Goal
Print only the lines from the top of the data through the line with "from matplotlib.transforms import", both included, skipping every picture.

Data shown
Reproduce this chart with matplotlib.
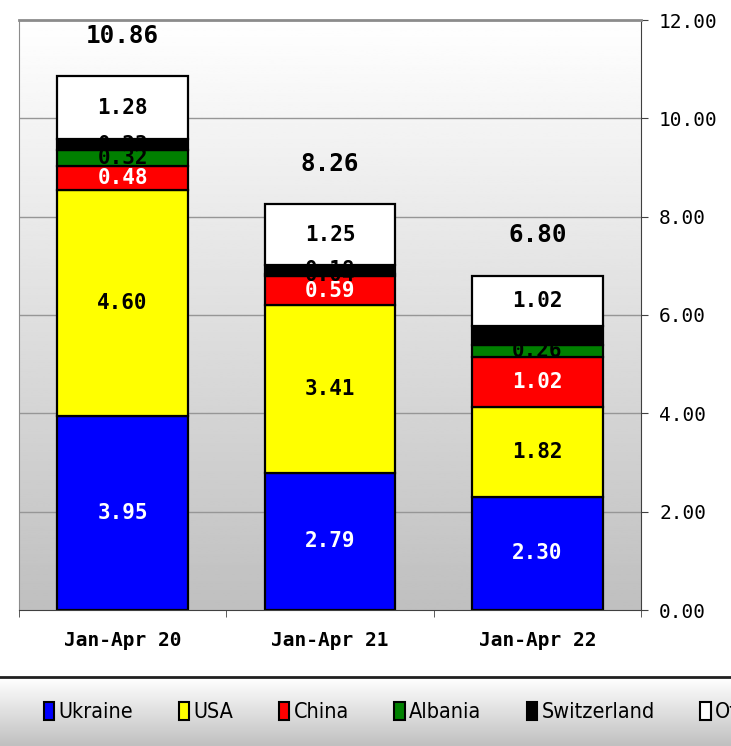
import numpy as np
import matplotlib
matplotlib.use("Agg")
import matplotlib.pyplot as plt
from matplotlib.patches import Patch
from matplotlib.transforms import Bbox, TransformedBbox

# data
periods = ["Jan-Apr 20", "Jan-Apr 21", "Jan-Apr 22"]
countries = ["Ukraine", "USA", "China", "Albania", "Switzerland", "Others"]
ukraine = [3.95, 2.79, 2.30]
usa = [4.60, 3.41, 1.82]
china = [0.48, 0.59, 1.02]
albania = [0.32, 0.04, 0.26]
switzerland = [0.23, 0.18, 0.38]
others = [1.28, 1.25, 1.02]
totals = [10.86, 8.26, 6.80]
y_ticks = [0, 2, 4, 6, 8, 10, 12]

series = [ukraine, usa, china, albania, switzerland, others]
colors = ["#0000ff", "#ffff00", "#ff0000", "#008000", "#000000", "#ffffff"]
label_colors = ["white", "black", "white", "black", "black", "black"]

W, H = 731, 746
fig = plt.figure(figsize=(W / 100, H / 100), dpi=100)
ax = fig.add_axes([19 / W, 1 - 610 / H, (641 - 19) / W, (610 - 20) / H])

# gradient background of plot area
grad = np.linspace(1, 0, 256).reshape(-1, 1)
ax.imshow(grad, extent=[-0.5, 2.5, 0, 12], aspect="auto", cmap="gray",
          vmin=-3.0, vmax=1, origin="upper", zorder=0)

ax.set_xlim(-0.5, 2.5)
ax.set_ylim(0, 12)

for yv in y_ticks[1:-1]:
    ax.axhline(yv, color="#969696", lw=1.0, zorder=1)

x = np.arange(len(periods))
width = 0.63
bottom = np.zeros(len(periods))
for vals, col, lc in zip(series, colors, label_colors):
    ax.bar(x, vals, width=width, bottom=bottom, color=col,
           edgecolor="black", linewidth=1.6, zorder=2)
    for xi, v, b in zip(x, vals, bottom):
        t = ax.text(xi, b + v / 2, f"{v:.2f}", ha="center", va="center",
                    color=lc, fontsize=15, fontweight="bold",
                    family="DejaVu Sans Mono", zorder=3)
        # labels are cut to their own segment, as in the original
        seg = Bbox([[xi - width / 2, b], [xi + width / 2, b + v]])
        t.set_clip_box(TransformedBbox(seg, ax.transData))
    bottom += np.array(vals)

for xi, tot in zip(x, totals):
    ax.annotate(f"{tot:.2f}", (xi, tot), xytext=(0, 29), textcoords="offset points",
                ha="center", va="center", fontsize=17.5, fontweight="bold",
                family="DejaVu Sans Mono")

# axes styling
ax.yaxis.tick_right()
ax.set_yticks(y_ticks)
ax.set_yticklabels([f"{v:.2f}" for v in y_ticks], family="DejaVu Sans Mono", fontsize=14)
ax.tick_params(axis="y", direction="out", length=5, pad=8, color="#404040")
ax.set_xticks([-0.5, 0.5, 1.5, 2.5], minor=True)
ax.set_xticks(x)
ax.set_xticklabels(periods, family="DejaVu Sans Mono", fontsize=14, fontweight="bold")
ax.tick_params(axis="x", which="major", length=0, pad=15)
ax.tick_params(axis="x", which="minor", direction="out", length=5, color="#404040")
ax.spines["left"].set_color("#8c8c8c")
ax.spines["top"].set_color("#8c8c8c")
ax.spines["top"].set_linewidth(2)
ax.spines["right"].set_color("#404040")
ax.spines["bottom"].set_color("#404040")

# legend band at the bottom
lax = fig.add_axes([0, 0, 1, (H - 678) / H])
lax.imshow(grad, extent=[0, 1, 0, 1], aspect="auto", cmap="gray",
           vmin=-3.0, vmax=1, origin="upper")
lax.set_xlim(0, 1)
lax.set_ylim(0, 1)
lax.axis("off")
fig.add_artist(plt.Line2D([0, 1], [1 - 677 / H, 1 - 677 / H], color="#202020", lw=2))

handles = [Patch(facecolor=c, edgecolor="black", linewidth=1.5) for c in colors]
fig.legend(handles, countries, loc="center left", bbox_to_anchor=(35 / W, 1 - 712 / H),
           ncol=6, frameon=False, handlelength=0.5, handleheight=0.9,
           handletextpad=0.2, columnspacing=2.1, borderaxespad=0,
           prop={"family": "DejaVu Sans", "stretch": "condensed", "size": 15.5})

fig.savefig("out.png", dpi=100)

Task solution
Reproduce this chart with matplotlib.
import numpy as np
import matplotlib
matplotlib.use("Agg")
import matplotlib.pyplot as plt
from matplotlib.patches import Patch
from matplotlib.transforms import Bbox, TransformedBbox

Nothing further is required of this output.